§ **Instructions to follow**: In the lines below, output everything from the first line through the line containing "ax.set_facecolor('#b6b6b8')" exactly as it is. Pictures are not part of the output.

§ **Supplied information**:

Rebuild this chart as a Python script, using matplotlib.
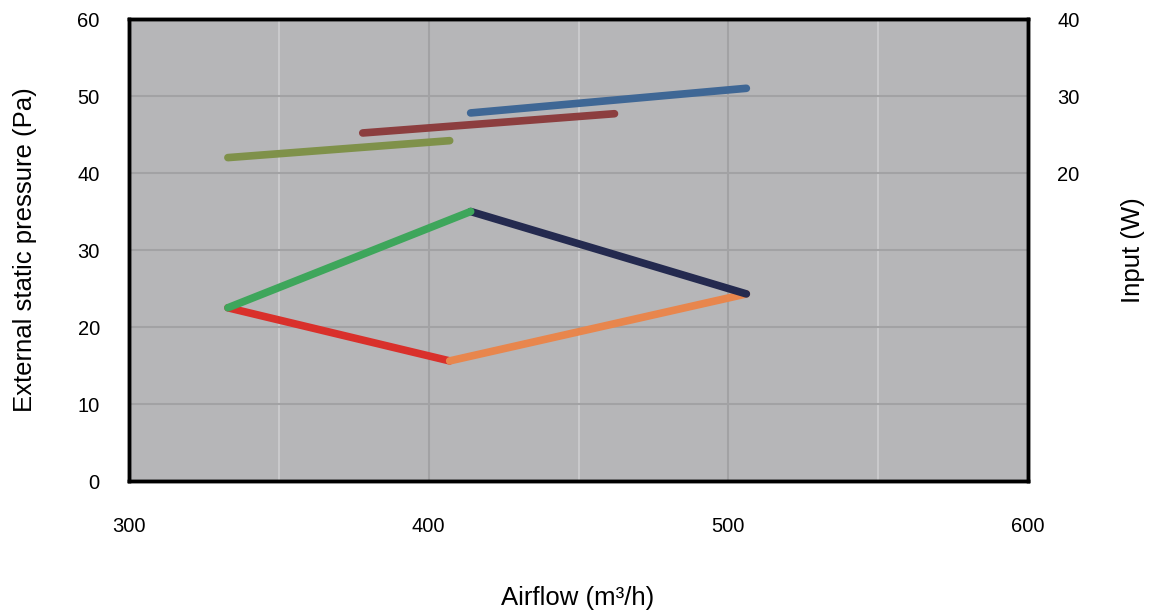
import numpy as np
import matplotlib.pyplot as plt

plt.rcParams['font.family'] = ['Liberation Sans', 'DejaVu Sans']

# pressure curves (left axis, Pa)
green_flow = [333, 414]
green_pa = [22.5, 35.0]
navy_flow = [414, 506]
navy_pa = [35.0, 24.3]
red_flow = [333, 407]
red_pa = [22.5, 15.6]
orange_flow = [407, 506]
orange_pa = [15.6, 24.3]

# input power curves (right axis, W)
olive_flow = [333, 407]
olive_w = [22.0, 24.2]
brown_flow = [378, 462]
brown_w = [25.2, 27.7]
blue_flow = [414, 506]
blue_w = [27.8, 31.0]

x_ticks = [300, 400, 500, 600]
left_ticks = [0, 10, 20, 30, 40, 50, 60]
right_ticks = [20, 30, 40]

fig = plt.figure(figsize=(11.56, 6.13), dpi=100)
ax = fig.add_axes([0.1116, 0.2153, 0.7777, 0.7537])
ax.set_facecolor('#b6b6b8')

ax.set_xlim(300, 600)
ax.set_ylim(0, 60)
ax.set_xticks(x_ticks)
ax.set_yticks(left_ticks)

# gridlines
for v in [350, 450, 550]:
    ax.axvline(v, color='#c9c9cb', lw=1.5, zorder=1)
for v in [400, 500]:
    ax.axvline(v, color='#a2a2a4', lw=1.5, zorder=1)
for v in [10, 20, 30, 40, 50]:
    ax.axhline(v, color='#a2a2a4', lw=1.5, zorder=1)

kw = dict(lw=5.5, solid_capstyle='round', zorder=3)
ax.plot(red_flow, red_pa, color='#d9302b', **kw)
ax.plot(orange_flow, orange_pa, color='#e8864d', **kw)
ax.plot(navy_flow, navy_pa, color='#242a4f', **kw)
ax.plot(green_flow, green_pa, color='#3ea65b', **kw)

ax2 = ax.twinx()
ax2.set_ylim(-20, 40)
ax2.set_yticks(right_ticks)
ax2.plot(olive_flow, olive_w, color='#7f914a', **kw)
ax2.plot(brown_flow, brown_w, color='#8c3e3f', **kw)
ax2.plot(blue_flow, blue_w, color='#3f6795', **kw)

for a in (ax, ax2):
    for s in a.spines.values():
        s.set_linewidth(2.5)
        s.set_color('black')
    a.tick_params(length=0, labelsize=14.5)

ax.tick_params(axis='y', pad=21)
ax.tick_params(axis='x', pad=26)
ax2.tick_params(axis='y', pad=21)

fig.text(578 / 1156, 1 - 598 / 613, 'Airflow (m\u00b3/h)', fontsize=18.5,
         ha='center', va='center')
fig.text(25 / 1156, 1 - 250 / 613, 'External static pressure (Pa)', fontsize=18.5,
         ha='center', va='center', rotation=90)
fig.text(1133 / 1156, 1 - 250 / 613, 'Input (W)', fontsize=18.5,
         ha='center', va='center', rotation=90)

fig.savefig('out.png', dpi=100)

§ **Response for this exercise**:
Rebuild this chart as a Python script, using matplotlib.
import numpy as np
import matplotlib.pyplot as plt

plt.rcParams['font.family'] = ['Liberation Sans', 'DejaVu Sans']

# pressure curves (left axis, Pa)
green_flow = [333, 414]
green_pa = [22.5, 35.0]
navy_flow = [414, 506]
navy_pa = [35.0, 24.3]
red_flow = [333, 407]
red_pa = [22.5, 15.6]
orange_flow = [407, 506]
orange_pa = [15.6, 24.3]

# input power curves (right axis, W)
olive_flow = [333, 407]
olive_w = [22.0, 24.2]
brown_flow = [378, 462]
brown_w = [25.2, 27.7]
blue_flow = [414, 506]
blue_w = [27.8, 31.0]

x_ticks = [300, 400, 500, 600]
left_ticks = [0, 10, 20, 30, 40, 50, 60]
right_ticks = [20, 30, 40]

fig = plt.figure(figsize=(11.56, 6.13), dpi=100)
ax = fig.add_axes([0.1116, 0.2153, 0.7777, 0.7537])
ax.set_facecolor('#b6b6b8')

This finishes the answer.